**THE PROBLEM**
Leave out all pictures. Return exactly the lines from the top of the material through the line containing "const xTickLabels = ['0', '100', '200', '300', '400'];".
··········
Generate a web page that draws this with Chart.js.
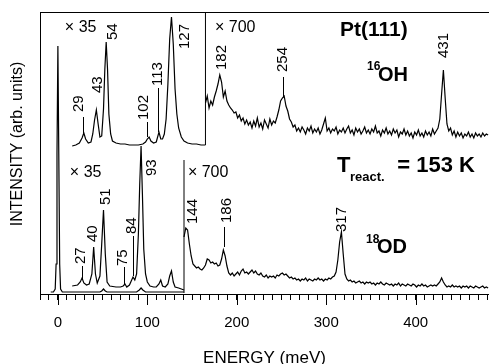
<!DOCTYPE html>
<html><head><meta charset="utf-8">
<script src="https://cdn.jsdelivr.net/npm/chart.js@4.4.1/dist/chart.umd.min.js"></script>
<style>html,body{margin:0;padding:0;background:#fff}#wrap{width:489px;height:364px;position:relative}</style>
</head><body><div id="wrap"><canvas id="c" width="489" height="364"></canvas></div>
<script>
// ---------------- DATA (energy in meV, intensity in arbitrary plot units) ----------------
const xTickLabels = ['0', '100', '200', '300', '400'];

// 18OD spectrum, x1 part (with elastic peak)
const od_x1_E = [-8,-5,-3,-2,-1,0,1,2,3,5,10,20,30,40,47,49,51,53,55,60,70,80,88,91,93,95,98,105,115,125,135,141];
const od_x1_I = [2,2,5,30,140,248,140,30,5,2,2,2,2,2,2,3,5,3,2,2,2,2,2,4,6,4,2,2,2,2,2,2];

// 16OH spectrum, x35 part
const oh_x35_E = [16,20,24,27,29,31,34,37,39,41,43,45,47,49,51,52.5,54,55.5,57,59,61,65,70,75,80,85,90,95,98,100,102,104,107,110,113,115,117,119,121,123,125,127,129,131,133,135,138,141,145,150,155,160,165];
const oh_x35_I = [148,149,151,156,161,155,151,152,160,174,184,170,157,158,185,225,252,225,180,160,153,151,150,150,149,149,149,150,152,155,157,153,151,152,162,155,155,160,175,210,255,277,250,205,180,166,157,153,151,150,150,149,149];

// 18OD spectrum, x35 part
const od_x35_E = [16,22,25,27,29,32,35,38,40,42,44,47,49,51,53,55,58,65,70,73,75,77,80,82,84,86,88,90,91.5,93,94.5,96,98,100,103,107,110,113,115,117,120,123,125,127,129,131,135,141];
const od_x35_I = [8,9,12,16,11,9,10,20,47,20,11,18,50,84,40,12,8,7,7,8,10,7,9,13,17,14,20,60,110,148,100,45,20,12,8,7,7,10,14,8,7,10,18,23,12,7,6,4];

// 16OH spectrum, x700 part: channels every 2 meV from 165 meV
const oh_x700_start = 165, oh_x700_step = 2;
const oh_x700_I = [
 191,198,186,193,189,197,203,210,219,212,
 197,203,193,189,186,184,181,182,176,179,
 173,176,170,174,169,172,166,173,168,176,
 167,171,165,174,170,166,175,169,173,171,
 177,184,193,196,198,188,183,175,172,167,
 169,163,166,162,167,164,160,166,163,168,
 161,165,162,166,160,164,170,176,163,166,
 161,165,163,167,160,164,162,166,161,165,
 168,161,164,159,166,162,165,160,163,167,
 161,164,160,165,162,168,161,163,158,164,
 161,166,160,163,159,165,161,164,157,162,
 160,165,159,163,158,161,156,162,159,164,
 158,161,157,163,159,162,158,165,160,163,
 166,175,200,224,196,170,163,166,159,163,
 157,162,158,161,156,160,158,162,157,160,
 156,161,158,160,157,161,158,160,159];

// 18OD spectrum, x700 part: channels every 2 meV from 141 meV
const od_x700_start = 141, od_x700_step = 2;
const od_x700_I = [
 57,66,64,50,38,30,28,26,27,25,
 24,26,29,35,34,31,32,30,31,28,
 29,35,44,38,28,21,19,21,18,20,
 22,19,23,25,21,22,20,22,24,21,
 23,20,19,21,18,17,19,16,18,17,
 18,16,19,18,20,21,19,20,18,16,
 17,15,16,14,15,13,15,14,16,13,
 15,14,13,15,14,16,14,15,13,15,
 14,16,15,17,18,22,34,52,62,40,
 20,15,13,14,12,13,11,12,13,11,
 12,10,12,11,12,10,11,9,11,10,
 12,10,9,11,10,9,10,8,10,9,
 11,8,10,9,8,10,9,8,10,9,
 7,9,8,10,8,9,7,8,9,8,
 9,8,10,12,16,12,9,7,8,7,
 9,7,8,7,8,6,8,7,8,6,
 8,7,6,8,7,6,7,8,6,7,
 6];

// scale-change separators (energy, intensity span)
const sepTop_E = 165, sepTop_I = [149, 282];
const sepBot_E = 141, sepBot_I = [1, 134];

// peak labels (meV)
const peaksOH = [29,43,54,102,113,127,182,254,431];
const peaksOD = [27,40,51,75,84,93,144,186,317];

// ---------------- LABEL LAYOUT (separate from data) ----------------
// [textCenterE, textBottomI, leaderE, leaderI1, leaderI2]
const layoutOH = [[22.9,182,28,177,161],[44.2,201],[61.5,254],[96.2,174,100.1,172,157],[111.9,208,111.9,206,162],[142,245],[183.4,224],[251.7,222,252,217,197],[431.8,236]];
const layoutOD = [[25.7,30,26.8,28,15],[39.1,52],[53.7,89],[72.7,28,73.8,27,10],[82.8,60,83.9,58,18],[105.1,118],[151,70],[189,71,185.7,67,47],[317.7,62]];

const FONT = '"Liberation Sans", Arial, Helvetica, sans-serif';

function pairs(E, I) { return E.map((e, i) => ({x: e, y: I[i]})); }
function grid(start, step, I) { return I.map((v, i) => ({x: start + i * step, y: v})); }

const lineStyle = {borderColor: '#000', borderWidth: 1.2, pointRadius: 0, tension: 0, fill: false};

const annot = {
  id: 'annot',
  afterDatasetsDraw(chart) {
    const ctx = chart.ctx, xs = chart.scales.x, ys = chart.scales.y, ca = chart.chartArea;
    const X = e => xs.getPixelForValue(e), Y = v => ys.getPixelForValue(v);
    ctx.save();
    ctx.fillStyle = '#000'; ctx.strokeStyle = '#000';
    function peakLabels(peaks, layout) {
      ctx.font = '15px ' + FONT;
      peaks.forEach((p, i) => {
        const L = layout[i];
        ctx.save();
        ctx.translate(X(L[0]), Y(L[1]));
        ctx.rotate(-Math.PI / 2);
        ctx.textAlign = 'left'; ctx.textBaseline = 'middle';
        ctx.fillText(String(p), 0, 0);
        ctx.restore();
        if (L.length > 2) {
          ctx.lineWidth = 1;
          ctx.beginPath();
          ctx.moveTo(Math.round(X(L[2])) + 0.5, Y(L[3]));
          ctx.lineTo(Math.round(X(L[2])) + 0.5, Y(L[4]));
          ctx.stroke();
        }
      });
    }
    peakLabels(peaksOH, layoutOH);
    peakLabels(peaksOD, layoutOD);
    ctx.textAlign = 'left'; ctx.textBaseline = 'middle';
    ctx.font = '16px ' + FONT;
    ctx.fillText('\u00d7 35', X(7.8), Y(266));
    ctx.fillText('\u00d7 700', X(175.6), Y(266));
    ctx.fillText('\u00d7 35', X(13.4), Y(121));
    ctx.fillText('\u00d7 700', X(145.4), Y(121));
    ctx.font = 'bold 21px ' + FONT;
    ctx.fillText('Pt(111)', X(315.4), Y(264));
    ctx.font = 'bold 12px ' + FONT;
    ctx.fillText('16', X(345.6), Y(227));
    ctx.font = 'bold 20px ' + FONT;
    ctx.fillText('OH', X(357.9), Y(219));
    ctx.font = 'bold 12px ' + FONT;
    ctx.fillText('18', X(344.5), Y(54));
    ctx.font = 'bold 20px ' + FONT;
    ctx.fillText('OD', X(356.8), Y(47));
    // T_react. = 153 K
    ctx.font = 'bold 22px ' + FONT;
    ctx.fillText('T', X(312), Y(128));
    ctx.font = 'bold 13px ' + FONT;
    ctx.fillText('react.', X(326.5), Y(117));
    ctx.font = 'bold 22px ' + FONT;
    ctx.fillText('= 153 K', X(379.5), Y(128));
    // y-axis title
    ctx.save();
    ctx.font = '16px ' + FONT;
    ctx.translate(ca.left - 22, Y(150));
    ctx.rotate(-Math.PI / 2);
    ctx.textAlign = 'center'; ctx.textBaseline = 'middle';
    ctx.fillText('INTENSITY (arb. units)', 0, 0);
    ctx.restore();
    // longer major ticks
    ctx.lineWidth = 1;
    xTickLabels.forEach(t => {
      const px = Math.round(X(Number(t))) + 0.5;
      ctx.beginPath(); ctx.moveTo(px, ca.bottom); ctx.lineTo(px, ca.bottom + 11); ctx.stroke();
    });
    ctx.restore();
  }
};

function fixBox(size) {
  return s => {
    if (s.isHorizontal()) s.height = size; else s.width = size;
    s.paddingLeft = 0; s.paddingRight = 0; s.paddingTop = 0; s.paddingBottom = 0;
  };
}

new Chart(document.getElementById('c'), {
  type: 'line',
  data: {
    datasets: [
      Object.assign({data: pairs(od_x1_E, od_x1_I)}, lineStyle),
      Object.assign({data: pairs(oh_x35_E, oh_x35_I)}, lineStyle),
      Object.assign({data: pairs(od_x35_E, od_x35_I)}, lineStyle),
      Object.assign({data: grid(oh_x700_start, oh_x700_step, oh_x700_I)}, lineStyle),
      Object.assign({data: grid(od_x700_start, od_x700_step, od_x700_I)}, lineStyle),
      Object.assign({data: sepTop_I.map(v => ({x: sepTop_E, y: v}))}, lineStyle, {borderWidth: 1}),
      Object.assign({data: sepBot_I.map(v => ({x: sepBot_E, y: v}))}, lineStyle, {borderWidth: 1})
    ]
  },
  options: {
    responsive: false, animation: false, devicePixelRatio: 1,
    layout: {padding: 0},
    plugins: {legend: {display: false}, tooltip: {enabled: false}, title: {display: false}},
    scales: {
      x: {
        type: 'linear', position: 'bottom', min: -20, max: 482,
        afterFit: fixBox(70),
        grid: {display: true, drawOnChartArea: false, drawTicks: true, tickLength: 6, color: '#000', lineWidth: 1},
        border: {display: true, color: '#000', width: 1},
        ticks: {stepSize: 10, autoSkip: false, maxRotation: 0, includeBounds: false, padding: 14, color: '#000',
          font: {family: FONT, size: 15},
          callback: v => xTickLabels.includes(String(v)) ? String(v) : ''},
        title: {display: true, text: 'ENERGY (meV)', color: '#000', font: {family: FONT, size: 17, lineHeight: 0.7}, padding: 0}
      },
      x2: {
        type: 'linear', position: 'top', min: -20, max: 482,
        afterFit: fixBox(12),
        grid: {display: false}, ticks: {display: false},
        border: {display: true, color: '#000', width: 1}
      },
      y: {
        type: 'linear', position: 'left', min: 0, max: 282,
        afterFit: fixBox(40),
        grid: {display: false}, ticks: {display: false},
        border: {display: true, color: '#000', width: 1}
      }
    }
  },
  plugins: [annot]
});
</script></body></html>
··········
**ANSWER FOR THIS EXERCISE**
Generate a web page that draws this with Chart.js.
<!DOCTYPE html>
<html><head><meta charset="utf-8">
<script src="https://cdn.jsdelivr.net/npm/chart.js@4.4.1/dist/chart.umd.min.js"></script>
<style>html,body{margin:0;padding:0;background:#fff}#wrap{width:489px;height:364px;position:relative}</style>
</head><body><div id="wrap"><canvas id="c" width="489" height="364"></canvas></div>
<script>
// ---------------- DATA (energy in meV, intensity in arbitrary plot units) ----------------
const xTickLabels = ['0', '100', '200', '300', '400'];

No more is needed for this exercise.